Head west to Berkshire East
by Tony Chamberlain/
Berkshire East is a classic 1,200-footer in western Massachusetts. (photo: Berkshire East)
by Tony Chamberlain/
Berkshire East is a classic 1,200-footer in western Massachusetts. (photo: Berkshire East)
Maybe you have, at one time or another, assembled a ski party with a guest list this: three families spanning the entire age spectrum — toddler to, well, old-timers of the grandparent generation. The grandparents are lifelong skiers, one of the parents was a ski racer, the other a total novice. One athletic and energetic 5-year-old would learn fast in the course of a day.
So, with a bunch like this, where to go skiing for a day?
To most diverse groups, I often recommend Mount Sunapee, largely because it features an isolated green area for lessons and practice. Across the way, there’s plenty of diversity of terrain for everyone else. Add amazing beauty and sweet snow, and Sunapee is always a decent choice.
So, now the search was on for a similarly diverse area that really could offer a non-intimidating setting to a rank newcomer, a woman in her 30s who had been a college athlete and had stayed in good physical shape.
We headed west from Boston — something skiers rarely do in New England, when roads beckon us north and south. Out on the Mohawk Trail (Route 2), I drove a route most familiar in spring when I frequent Massachusetts' finest trout stream, the Deerfield River.
Destination: Berkshire East, an area in Charlemont I have skied only a half-dozen or so times. But I remembered plenty of quality green to blue terrain there, and I was not disappointed with the choice.
Berkshire East (www.berkshireeast.com) is a classic 1,200-footer with a pleasingly steep face off the main ridge that tends to focus the attention of a new skier. But our first move was, in my opinion, something that should always be the first move: one hour of private instruction for our new skier.
This is preferable to almost every other approach except a very small group instruction. The very worst option for a newbie is to be cast into the hands of friends or, worse, a spouse. Always spend the dough and opt for the professional.
This region of the Berkshires gets an absolute ton of snow, as southern coastal storms break up through central Connecticut on their way to Vermont. So, Berkshire East boasts 10 feet of natural snow annually.

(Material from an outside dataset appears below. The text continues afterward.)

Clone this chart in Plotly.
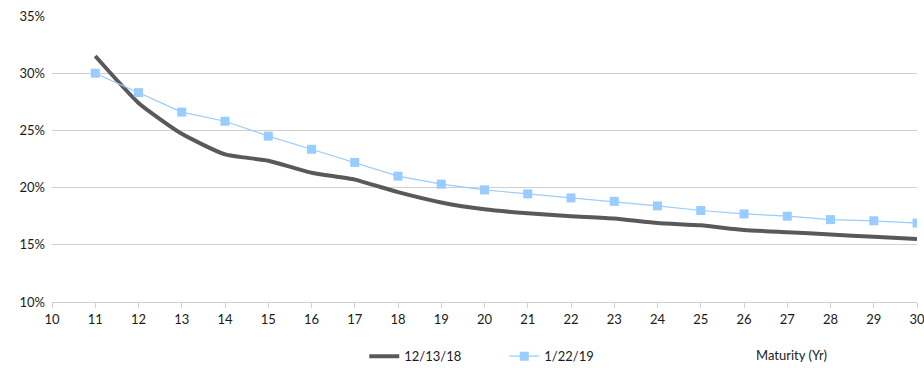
import plotly.graph_objects as go

# Maturity in years
maturity = list(range(11, 31))

# Implied vol curves (%) by maturity
vol_121318 = [31.5, 27.4, 24.7, 22.9, 22.35, 21.3, 20.7, 19.6, 18.7, 18.1,
              17.75, 17.5, 17.3, 16.9, 16.7, 16.3, 16.1, 15.9, 15.7, 15.5]
vol_012219 = [30.0, 28.3, 26.6, 25.8, 24.5, 23.35, 22.2, 21.0, 20.3, 19.8,
              19.45, 19.1, 18.8, 18.4, 18.0, 17.7, 17.5, 17.2, 17.1, 16.9]

x_ticks = list(range(10, 31))
y_ticks = [10, 15, 20, 25, 30, 35]

font_family = "Lato, Open Sans, sans-serif"
text_color = "#1a1a1a"

fig = go.Figure()
fig.add_trace(go.Scatter(
    x=maturity, y=[v / 100 for v in vol_121318], name="12/13/18",
    mode="lines", line=dict(color="#595959", width=4, shape="spline", smoothing=0.5),
))
fig.add_trace(go.Scatter(
    x=maturity, y=[v / 100 for v in vol_012219], name="1/22/19",
    mode="lines+markers", line=dict(color="#99ccff", width=1.2),
    marker=dict(symbol="square", size=9, color="#99ccff"),
))

fig.update_layout(
    width=924, height=368,
    margin=dict(l=52, r=7, t=16, b=66, autoexpand=False),
    paper_bgcolor="white", plot_bgcolor="white",
    font=dict(family=font_family, size=13, color=text_color),
    showlegend=True,
    legend=dict(orientation="h", x=0.361, y=0.032, xref="paper", yref="container",
                xanchor="left", yanchor="middle",
                entrywidth=95, entrywidthmode="pixels",
                font=dict(family=font_family, size=13, color=text_color),
                bgcolor="rgba(0,0,0,0)", traceorder="normal"),
    xaxis=dict(range=[10, 30.0001], tickmode="array", tickvals=x_ticks,
               ticktext=[str(t) for t in x_ticks],
               showgrid=False, zeroline=False, showline=True, linecolor="#d0d0d0",
               linewidth=1, ticks="outside", tickcolor="#d0d0d0", ticklen=5,
               ticklabeloverflow="allow", automargin=False),
    yaxis=dict(range=[0.10, 0.35], tickmode="array", tickvals=[t / 100 for t in y_ticks],
               ticktext=[f"{t}%" for t in y_ticks],
               showgrid=True, gridcolor="#d0d0d0", gridwidth=1,
               zeroline=False, showline=False, ticks="", ticklabelstandoff=6,
               automargin=False),
    annotations=[dict(text="Maturity (Yr)", x=0.812, y=-0.185, xref="paper", yref="paper",
                      xanchor="left", yanchor="middle", showarrow=False,
                      font=dict(family=font_family, size=13, color=text_color))],
)

fig.write_html("out.html")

Of the 45 trails, fully three-fourths of the 200 acres are novice to open blue cruising — low stress, in the way Bretton Woods once marketed the concept.
Three new lifts service Berkshire East since my last visit. And when our newcomer joined us after her lesson, she was already familiar with the Bobcat run — superb for early learners. So is Danny’s Run and the Roundabout, a 1½-mile road with enough pitch variations to keep it interesting.
For intermediates, there’s a whole array of ego runs. Competition, Mohawk, Big Chief — these were all the old trails from the area days when it was known as Thunder Mountain. On trail, Bear Run is a narrow, twisty New England classic, while Blizzard Island is a tree-studded run built with enough space for intermediates.
On the far end of the scale, there are a few black runs. If you like pitch and bumps, Jug and Tomahawk are decent challenges while Lift Line is a classic show-off run for hot shots.
While there is cafeteria dining and restaurants in the area, Berkshire East is not a destination resort, but a first-rate day trip area in the finest meaning of that term.
Oh, yes, it's a night-trip area as well, as many of the runs are fully lit. The area also has a terrain park and tubing facilities complete with a conveyor lift.